- _Requirement_:
Leaving out the pictures, retype the lines from the beginning of the listing through the line containing "8.2, 8.77, 9.2, 9.41, 9.40, 9.34]".

- _Information shown_:
◆ ◆ ◆
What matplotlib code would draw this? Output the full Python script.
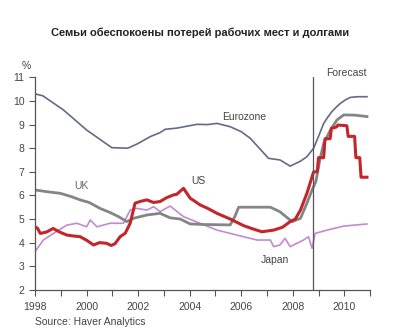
import matplotlib.pyplot as plt

# values (unemployment rate, %)
euro_x = [1998.0, 1998.3, 1999.1, 2000.0, 2000.98, 2001.6, 2002.0, 2002.47, 2002.85, 2003.05,
          2003.5, 2004.28, 2004.7, 2005.06, 2005.57, 2006.0, 2006.35, 2006.7, 2007.06, 2007.51,
          2007.9, 2008.3, 2008.55, 2008.81, 2009.0, 2009.2, 2009.35, 2009.52, 2009.7, 2009.85,
          2010.05, 2010.23, 2010.5, 2010.88]
euro_y = [10.30, 10.22, 9.62, 8.77, 8.02, 8.0, 8.2, 8.49, 8.66, 8.80,
          8.85, 9.01, 9.0, 9.05, 8.91, 8.7, 8.42, 8.0, 7.57, 7.50,
          7.24, 7.45, 7.64, 8.0, 8.5, 9.05, 9.3, 9.55, 9.75, 9.90,
          10.05, 10.15, 10.18, 10.18]

uk_x = [1998.0, 1998.5, 1998.97, 1999.4, 1999.75, 2000.1, 2000.52, 2000.9, 2001.24, 2001.56,
        2001.82, 2002.34, 2002.85, 2003.24, 2003.63, 2004.02, 2004.5, 2005.0, 2005.57, 2005.75,
        2005.9, 2006.5, 2007.13, 2007.5, 2007.97, 2008.3, 2008.55, 2008.75, 2008.9, 2009.05,
        2009.2, 2009.46, 2009.72, 2009.98, 2010.4, 2010.88]
uk_y = [6.23, 6.15, 6.09, 5.95, 5.81, 5.7, 5.45, 5.28, 5.10, 4.89,
        5.03, 5.17, 5.24, 5.05, 5.0, 4.79, 4.77, 4.76, 4.75, 5.1,
        5.50, 5.5, 5.50, 5.31, 4.89, 5.03, 5.67, 6.23, 6.6, 7.5,
        8.2, 8.77, 9.2, 9.41, 9.40, 9.34]

us_x = [1998.0, 1998.1, 1998.2, 1998.45, 1998.7, 1998.95, 1999.23, 1999.5, 1999.75, 2000.0,
        2000.27, 2000.5, 2000.78, 2000.95, 2001.1, 2001.3, 2001.5, 2001.69, 2001.88, 2002.1,
        2002.34, 2002.6, 2002.85, 2003.1, 2003.37, 2003.5, 2003.76, 2004.02, 2004.2, 2004.4,
        2004.7, 2005.06, 2005.57, 2006.09, 2006.4, 2006.8, 2007.26, 2007.6, 2007.9, 2008.1,
        2008.3, 2008.55, 2008.81, 2008.95, 2009.0, 2009.2, 2009.25, 2009.45, 2009.5, 2009.7,
        2009.75, 2010.1, 2010.15, 2010.4, 2010.45, 2010.6, 2010.65, 2010.88]
us_y = [4.67, 4.6, 4.39, 4.45, 4.6, 4.45, 4.32, 4.28, 4.25, 4.1,
        3.90, 4.0, 3.97, 3.88, 3.95, 4.25, 4.4, 4.82, 5.67, 5.75,
        5.81, 5.7, 5.74, 5.9, 6.02, 6.05, 6.30, 5.88, 5.75, 5.6,
        5.45, 5.24, 5.0, 4.72, 4.6, 4.46, 4.53, 4.65, 4.89, 5.0,
        5.38, 6.09, 7.0, 7.0, 7.6, 7.6, 8.4, 8.4, 8.84, 8.9,
        8.98, 8.95, 8.5, 8.5, 7.6, 7.6, 6.77, 6.77]

jp_x = [1998.0, 1998.32, 1998.71, 1999.23, 1999.62, 2000.0, 2000.14, 2000.4, 2000.91, 2001.43,
        2001.69, 2001.95, 2002.34, 2002.6, 2002.85, 2003.24, 2003.76, 2004.4, 2005.06, 2005.83,
        2006.61, 2007.13, 2007.26, 2007.5, 2007.7, 2007.9, 2008.42, 2008.61, 2008.75, 2008.87,
        2009.33, 2009.98, 2010.88]
jp_y = [3.62, 4.11, 4.39, 4.74, 4.82, 4.67, 4.96, 4.67, 4.82, 4.82,
        5.38, 5.45, 5.38, 5.52, 5.31, 5.55, 5.10, 4.82, 4.53, 4.32,
        4.11, 4.11, 3.83, 3.90, 4.18, 3.83, 4.11, 4.25, 3.76, 4.39,
        4.53, 4.70, 4.79]

forecast_start = 2008.78

fig = plt.figure(figsize=(4.08, 3.32), dpi=100)
plt.rcParams['font.family'] = ['Liberation Sans', 'DejaVu Sans']
ax = fig.add_axes([0.086, 0.127, 0.821, 0.64])

ax.plot(euro_x, euro_y, color='#646a86', lw=1.2)
ax.plot(jp_x, jp_y, color='#c38ad0', lw=1.2)
ax.plot(uk_x, uk_y, color='#858585', lw=2.0)
ax.plot(us_x, us_y, color='#c4252b', lw=2.2)
ax.axvline(forecast_start, color='#555555', lw=0.9)

ax.set_xlim(1998, 2011)
ax.set_ylim(2, 11)
ax.set_xticks(range(1998, 2012), minor=True)
ax.set_xticks(range(1998, 2011, 2))
ax.set_yticks(range(2, 12))
for s in ['top', 'right']:
    ax.spines[s].set_visible(False)
for s in ['left', 'bottom']:
    ax.spines[s].set_color('#555555')
    ax.spines[s].set_linewidth(0.9)
ax.tick_params(axis='both', which='both', direction='out', length=4, width=0.8,
               color='#555555', labelsize=7.5, labelcolor='#444444')
ax.tick_params(axis='x', pad=5)

ax.text(2006.1, 9.32, 'Eurozone', fontsize=7.5, color='#444444', ha='center', va='center')
ax.text(1999.8, 6.4, 'UK', fontsize=7.5, color='#666666', ha='center', va='center')
ax.text(2004.33, 6.61, 'US', fontsize=7.5, color='#444444', ha='center', va='center')
ax.text(2007.3, 3.26, 'Japan', fontsize=7.5, color='#444444', ha='center', va='center')
ax.text(2010.1, 11.19, 'Forecast', fontsize=7.5, color='#444444', ha='center', va='center')
ax.text(1997.65, 11.5, '%', fontsize=7.5, color='#444444', ha='center', va='center')

fig.text(0.49, 0.90, 'Семьи обеспокоены потерей рабочих мест и долгами',
         fontsize=8.0, fontweight='bold', color='#222222', ha='center', va='center')
fig.text(0.086, 0.03, 'Source: Haver Analytics', fontsize=7.5, color='#444444',
         ha='left', va='center')

fig.savefig('out.png', dpi=100)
◆ ◆ ◆
- _The response_:
What matplotlib code would draw this? Output the full Python script.
import matplotlib.pyplot as plt

# values (unemployment rate, %)
euro_x = [1998.0, 1998.3, 1999.1, 2000.0, 2000.98, 2001.6, 2002.0, 2002.47, 2002.85, 2003.05,
          2003.5, 2004.28, 2004.7, 2005.06, 2005.57, 2006.0, 2006.35, 2006.7, 2007.06, 2007.51,
          2007.9, 2008.3, 2008.55, 2008.81, 2009.0, 2009.2, 2009.35, 2009.52, 2009.7, 2009.85,
          2010.05, 2010.23, 2010.5, 2010.88]
euro_y = [10.30, 10.22, 9.62, 8.77, 8.02, 8.0, 8.2, 8.49, 8.66, 8.80,
          8.85, 9.01, 9.0, 9.05, 8.91, 8.7, 8.42, 8.0, 7.57, 7.50,
          7.24, 7.45, 7.64, 8.0, 8.5, 9.05, 9.3, 9.55, 9.75, 9.90,
          10.05, 10.15, 10.18, 10.18]

uk_x = [1998.0, 1998.5, 1998.97, 1999.4, 1999.75, 2000.1, 2000.52, 2000.9, 2001.24, 2001.56,
        2001.82, 2002.34, 2002.85, 2003.24, 2003.63, 2004.02, 2004.5, 2005.0, 2005.57, 2005.75,
        2005.9, 2006.5, 2007.13, 2007.5, 2007.97, 2008.3, 2008.55, 2008.75, 2008.9, 2009.05,
        2009.2, 2009.46, 2009.72, 2009.98, 2010.4, 2010.88]
uk_y = [6.23, 6.15, 6.09, 5.95, 5.81, 5.7, 5.45, 5.28, 5.10, 4.89,
        5.03, 5.17, 5.24, 5.05, 5.0, 4.79, 4.77, 4.76, 4.75, 5.1,
        5.50, 5.5, 5.50, 5.31, 4.89, 5.03, 5.67, 6.23, 6.6, 7.5,
        8.2, 8.77, 9.2, 9.41, 9.40, 9.34]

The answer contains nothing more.